With respect to “Possessionist Christology,” Gaston offered the following definition (Ibid., 126 n. 169):

The term “Possessionist” is one coined by Michael Goulder to describe the view that Jesus was a mortal man who was possessed by the Holy Spirit, usually at baptism. Goulder ascribes this Christology to the Ebionites, to Petrine (i.e., Jesus Christians (who are responsible for the books of Matthew, James and some “strands” of Revelation) and to the opponents of Ignatius (usually identified as Docetics). For myself, I am not persuaded that Possessionism is the correct understanding of the Ebionite Christology, nor do I believe there is compelling evidence to warrant projecting Ebionite views of early Jewish-Christians, nor do I believe that there is evidence of Possessionism in the opponents of Ignatius.
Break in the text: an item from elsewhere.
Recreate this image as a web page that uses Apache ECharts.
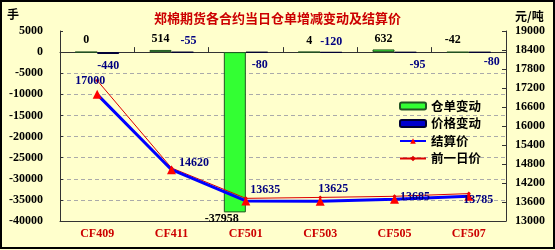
<!DOCTYPE html>
<html><head><meta charset="utf-8">
<script src="https://cdn.jsdelivr.net/npm/echarts@6/dist/echarts.min.js"></script>
<style>html,body{margin:0;padding:0;background:#FFFFCC;}#c{width:555px;height:250px;}</style>
</head><body><div id="c"></div>
<script>
const categories = ['CF409','CF411','CF501','CF503','CF505','CF507'];
const warrantChange = [0, 514, -37958, 4, 632, -42];
const priceChange = [-440, -55, -80, -120, -95, -80];
const settlePrice = [17000, 14620, 13635, 13625, 13685, 13785];
const prevPrice = [17440, 14675, 13715, 13745, 13780, 13865];
const leftTicks = {min: -40000, max: 5000, interval: 5000};
const rightTicks = {min: 13000, max: 19000, interval: 600};

const NUM = 'Liberation Serif, Times New Roman, serif';
const CJK = 'Noto Sans CJK SC, sans-serif';

const greenLabelCfg = [
  {position:'top', offset:[0,-1]},
  {position:'top', offset:[0,0]},
  {position:'bottom', offset:[-13,-4]},
  {position:'top', offset:[0,0]},
  {position:'top', offset:[0,0]},
  {position:'top', offset:[-5,-1]}
];
const blueLabelCfg = [
  {position:'bottom', offset:[0,1]},
  {position:'top', offset:[6,0]},
  {position:'bottom', offset:[3,1]},
  {position:'top', offset:[0,1]},
  {position:'bottom', offset:[12,1]},
  {position:'bottom', offset:[12,-2]}
];
const settleLabelCfg = [
  {position:'top', offset:[-7,2]},
  {position:'right', offset:[-2,-7]},
  {position:'right', offset:[-5,-11]},
  {position:'top', offset:[13,3]},
  {position:'right', offset:[-4,-2]},
  {position:'right', offset:[-15,4]}
];

const plain = v => String(v);

const chart = echarts.init(document.getElementById('c'), null, {renderer:'canvas'});
chart.setOption({
  backgroundColor: '#FFFFCC',
  animation: false,
  title: {
    text: '郑棉期货各合约当日仓单增减变动及结算价',
    left: 'center', top: 7,
    textStyle: {fontFamily: CJK, fontSize: 13, fontWeight: 'bold', color: '#CC0000',
      textShadowColor: '#777', textShadowOffsetX: 1, textShadowOffsetY: 1, textShadowBlur: 0}
  },
  graphic: [
    {type:'rect', shape:{x:1, y:1, width:553, height:247}, style:{fill:'none', stroke:'#000', lineWidth:2}, z:100},
    {type:'text', left: 7, top: 8, style:{text:'手', font:'bold 12px ' + CJK, fill:'#000'}},
    {type:'text', left: 515, top: 10, style:{text:'元/吨', font:'bold 12px ' + CJK, fill:'#000'}}
  ],
  legend: {
    orient: 'vertical', left: 394, top: 94,
    itemWidth: 26, itemHeight: 7, itemGap: 3.5,
    textStyle: {fontFamily: CJK, fontSize: 12.5, fontWeight: 'bold', color: '#000', lineHeight: 14},
    data: ['仓单变动','价格变动','结算价','前一日价']
  },
  grid: {left: 60, right: 49, top: 31, bottom: 29, containLabel: false},
  xAxis: [
    {type:'category', data: categories, position:'bottom',
      axisLine:{onZero:false, lineStyle:{color:'#333', width:1}},
      axisTick:{show:false},
      axisLabel:{color:'#CC0000', fontFamily: NUM, fontSize: 12, fontWeight:'bold', margin: 7},
      splitLine:{show:false}},
    {type:'category', data: categories, position:'top',
      axisLine:{onZero:true, onZeroAxisIndex:0, lineStyle:{color:'#333', width:1}},
      axisTick:{show:true, inside:false, length:5, lineStyle:{color:'#333'}},
      axisLabel:{show:false}, splitLine:{show:false}}
  ],
  yAxis: [
    {type:'value', min: leftTicks.min, max: leftTicks.max, interval: leftTicks.interval,
      axisLine:{show:true, lineStyle:{color:'#333'}},
      axisTick:{show:true, inside:true, length:3, lineStyle:{color:'#333'}},
      axisLabel:{color:'#000', fontFamily: NUM, fontSize: 12, fontWeight:'bold', margin: 17, formatter: plain},
      splitLine:{show:true, showMinLine:false, showMaxLine:false, lineStyle:{color:'#AAAAAA', type:[4,3], width:1}}},
    {type:'value', min: rightTicks.min, max: rightTicks.max, interval: rightTicks.interval,
      axisLine:{show:true, lineStyle:{color:'#333'}},
      axisTick:{show:true, inside:true, length:4, lineStyle:{color:'#333'}},
      axisLabel:{color:'#000', fontFamily: NUM, fontSize: 12, fontWeight:'bold', margin: 9, formatter: plain},
      splitLine:{show:false}}
  ],
  series: [
    {name:'仓单变动', type:'bar', xAxisIndex:0, yAxisIndex:0, barWidth:22, barGap:'0%',
      itemStyle:{color:'#33FF33', borderColor:'#225522', borderWidth:1},
      data: warrantChange.map((v,i)=>({value:v, label:Object.assign({show:true}, greenLabelCfg[i])})),
      label:{show:true, color:'#000', fontFamily: NUM, fontSize:12, fontWeight:'bold'}},
    {name:'价格变动', type:'bar', xAxisIndex:0, yAxisIndex:0, barWidth:22, barGap:'0%',
      itemStyle:{color:'#0000CC', borderColor:'#000033', borderWidth:1},
      data: priceChange.map((v,i)=>({value:v, label:Object.assign({show:true}, blueLabelCfg[i])})),
      label:{show:true, color:'#000080', fontFamily: NUM, fontSize:12, fontWeight:'bold'}},
    {name:'结算价', type:'line', xAxisIndex:0, yAxisIndex:1, z:5,
      lineStyle:{color:'#0000FF', width:3}, itemStyle:{color:'#FF0000'},
      symbol:'triangle', symbolSize:9, showSymbol:true,
      data: settlePrice.map((v,i)=>({value:v, label:Object.assign({show:true}, settleLabelCfg[i])})),
      label:{show:true, color:'#000080', fontFamily: NUM, fontSize:12, fontWeight:'bold'}},
    {name:'前一日价', type:'line', xAxisIndex:0, yAxisIndex:1, z:4,
      lineStyle:{color:'#DD0000', width:1}, itemStyle:{color:'#DD0000'},
      symbol:'diamond', symbolSize:4, showSymbol:true,
      data: prevPrice}
  ]
});
</script></body></html>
Nevertheless I can see the applicability of the term for the Christology expressed in the Epistle of Barnabas and the Shepherd of Hermas. Goulder, A Tale of Two Missions, 107-134; Goulder, “The Pre-Marcan Gospel”, 456-7; Goulder, “A Poor Man’s Christology”; M. Goulder, “Ignatius’ ‘Docetists’”, Vigiliae Christianae 53:1 (1999) 16-30.